:: Given data ::

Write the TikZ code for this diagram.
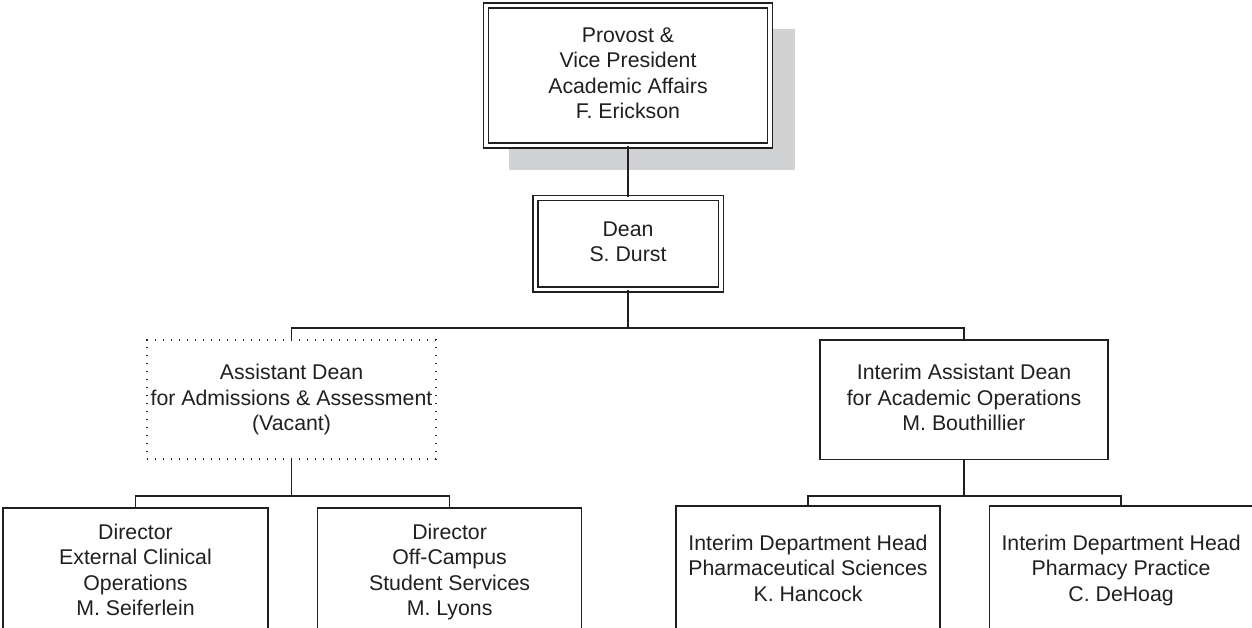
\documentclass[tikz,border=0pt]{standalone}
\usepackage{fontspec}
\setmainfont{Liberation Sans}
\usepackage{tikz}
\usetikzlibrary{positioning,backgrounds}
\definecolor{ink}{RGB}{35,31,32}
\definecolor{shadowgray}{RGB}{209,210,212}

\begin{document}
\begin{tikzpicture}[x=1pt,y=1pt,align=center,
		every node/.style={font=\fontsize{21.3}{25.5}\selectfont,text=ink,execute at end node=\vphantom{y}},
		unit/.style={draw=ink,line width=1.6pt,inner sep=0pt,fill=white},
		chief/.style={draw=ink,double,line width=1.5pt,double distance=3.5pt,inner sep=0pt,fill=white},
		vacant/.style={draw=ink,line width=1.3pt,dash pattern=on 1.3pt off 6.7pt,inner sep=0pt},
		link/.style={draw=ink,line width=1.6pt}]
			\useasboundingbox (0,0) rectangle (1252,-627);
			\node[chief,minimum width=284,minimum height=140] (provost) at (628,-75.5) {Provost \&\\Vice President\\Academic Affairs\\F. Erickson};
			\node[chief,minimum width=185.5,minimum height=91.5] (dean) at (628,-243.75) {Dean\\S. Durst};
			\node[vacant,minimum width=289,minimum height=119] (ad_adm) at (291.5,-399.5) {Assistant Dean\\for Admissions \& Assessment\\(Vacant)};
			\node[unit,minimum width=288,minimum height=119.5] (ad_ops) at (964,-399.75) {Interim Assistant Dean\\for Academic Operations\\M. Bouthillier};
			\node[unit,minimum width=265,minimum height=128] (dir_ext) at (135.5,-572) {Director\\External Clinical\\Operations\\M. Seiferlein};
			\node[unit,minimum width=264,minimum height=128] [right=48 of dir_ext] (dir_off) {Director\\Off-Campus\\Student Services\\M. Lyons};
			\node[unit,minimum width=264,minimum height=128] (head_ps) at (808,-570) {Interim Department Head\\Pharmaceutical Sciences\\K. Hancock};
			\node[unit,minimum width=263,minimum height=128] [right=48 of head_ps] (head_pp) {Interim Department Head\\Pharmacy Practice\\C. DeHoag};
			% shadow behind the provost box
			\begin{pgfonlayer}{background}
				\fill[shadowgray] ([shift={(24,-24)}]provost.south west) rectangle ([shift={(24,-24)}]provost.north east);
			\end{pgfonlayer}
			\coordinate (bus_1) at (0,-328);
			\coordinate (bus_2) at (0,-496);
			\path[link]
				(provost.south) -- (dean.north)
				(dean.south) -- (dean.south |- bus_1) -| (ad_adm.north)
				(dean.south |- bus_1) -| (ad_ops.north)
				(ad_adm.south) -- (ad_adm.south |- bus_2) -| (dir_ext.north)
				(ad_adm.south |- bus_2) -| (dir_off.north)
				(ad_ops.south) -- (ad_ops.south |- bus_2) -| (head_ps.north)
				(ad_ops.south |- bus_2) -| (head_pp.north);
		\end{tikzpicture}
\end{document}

:::

■ Given task ■
Copy out all the data without changing anything, and drop the pictures.

■ Task answer ■
Write the TikZ code for this diagram.
\documentclass[tikz,border=0pt]{standalone}
\usepackage{fontspec}
\setmainfont{Liberation Sans}
\usepackage{tikz}
\usetikzlibrary{positioning,backgrounds}
\definecolor{ink}{RGB}{35,31,32}
\definecolor{shadowgray}{RGB}{209,210,212}

\begin{document}
\begin{tikzpicture}[x=1pt,y=1pt,align=center,
		every node/.style={font=\fontsize{21.3}{25.5}\selectfont,text=ink,execute at end node=\vphantom{y}},
		unit/.style={draw=ink,line width=1.6pt,inner sep=0pt,fill=white},
		chief/.style={draw=ink,double,line width=1.5pt,double distance=3.5pt,inner sep=0pt,fill=white},
		vacant/.style={draw=ink,line width=1.3pt,dash pattern=on 1.3pt off 6.7pt,inner sep=0pt},
		link/.style={draw=ink,line width=1.6pt}]
			\useasboundingbox (0,0) rectangle (1252,-627);
			\node[chief,minimum width=284,minimum height=140] (provost) at (628,-75.5) {Provost \&\\Vice President\\Academic Affairs\\F. Erickson};
			\node[chief,minimum width=185.5,minimum height=91.5] (dean) at (628,-243.75) {Dean\\S. Durst};
			\node[vacant,minimum width=289,minimum height=119] (ad_adm) at (291.5,-399.5) {Assistant Dean\\for Admissions \& Assessment\\(Vacant)};
			\node[unit,minimum width=288,minimum height=119.5] (ad_ops) at (964,-399.75) {Interim Assistant Dean\\for Academic Operations\\M. Bouthillier};
			\node[unit,minimum width=265,minimum height=128] (dir_ext) at (135.5,-572) {Director\\External Clinical\\Operations\\M. Seiferlein};
			\node[unit,minimum width=264,minimum height=128] [right=48 of dir_ext] (dir_off) {Director\\Off-Campus\\Student Services\\M. Lyons};
			\node[unit,minimum width=264,minimum height=128] (head_ps) at (808,-570) {Interim Department Head\\Pharmaceutical Sciences\\K. Hancock};
			\node[unit,minimum width=263,minimum height=128] [right=48 of head_ps] (head_pp) {Interim Department Head\\Pharmacy Practice\\C. DeHoag};
			% shadow behind the provost box
			\begin{pgfonlayer}{background}
				\fill[shadowgray] ([shift={(24,-24)}]provost.south west) rectangle ([shift={(24,-24)}]provost.north east);
			\end{pgfonlayer}
			\coordinate (bus_1) at (0,-328);
			\coordinate (bus_2) at (0,-496);
			\path[link]
				(provost.south) -- (dean.north)
				(dean.south) -- (dean.south |- bus_1) -| (ad_adm.north)
				(dean.south |- bus_1) -| (ad_ops.north)
				(ad_adm.south) -- (ad_adm.south |- bus_2) -| (dir_ext.north)
				(ad_adm.south |- bus_2) -| (dir_off.north)
				(ad_ops.south) -- (ad_ops.south |- bus_2) -| (head_ps.north)
				(ad_ops.south |- bus_2) -| (head_pp.north);
		\end{tikzpicture}
\end{document}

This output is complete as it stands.